What does Google’s Search Console AI opt-out do?
Google says it is testing a new toggle inside Search Console with some UK domain owners, letting site operators decide whether their sites appear in AI search results.
This matters because it introduces a more explicit control plane for how publishers are represented in AI-driven discovery. Instead of relying on opaque crawling and indexing behavior, the proposed toggle offers a direct mechanism aimed at preventing inclusion in AI search answers—while keeping normal web search behavior separate.
Google also says opting out won’t impact placement in regular searches. That split is important: publishers can potentially reduce AI-generated visibility without sacrificing their performance in traditional ranking results, which are often tied to Search Console reporting and established SEO workflows.
The rollout is described as a test limited to some UK domain owners, implying the feature is not yet a universal standard. If it expands, publishers could more easily manage how their content is used for AI retrieval and generation pipelines.
From an industry standpoint, the toggle aligns with broader debates about licensing, scraping, and transparency in AI search and summarization. It gives site owners a lever that is discoverable and can be configured at the domain level through a familiar Google tool.
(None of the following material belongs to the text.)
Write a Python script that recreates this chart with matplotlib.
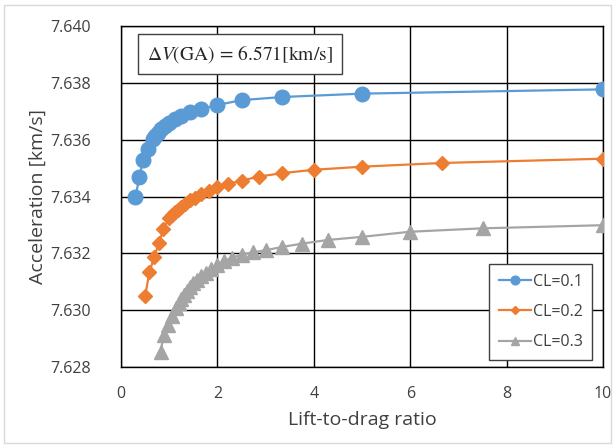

Still, details are limited in the summarized story: it doesn’t specify what exactly “AI search results” covers (for example, whether it includes all Google AI experiences or only certain surfaces), nor does it describe whether opt-out affects caching, knowledge graph usage, or training data. Those distinctions are typically crucial for publishers deciding how much control they truly get.
If Google makes the toggle widely available, expect it to become a common operational setting for SEO teams, publishers, and brand compliance groups trying to manage AI visibility while maintaining conventional search reach.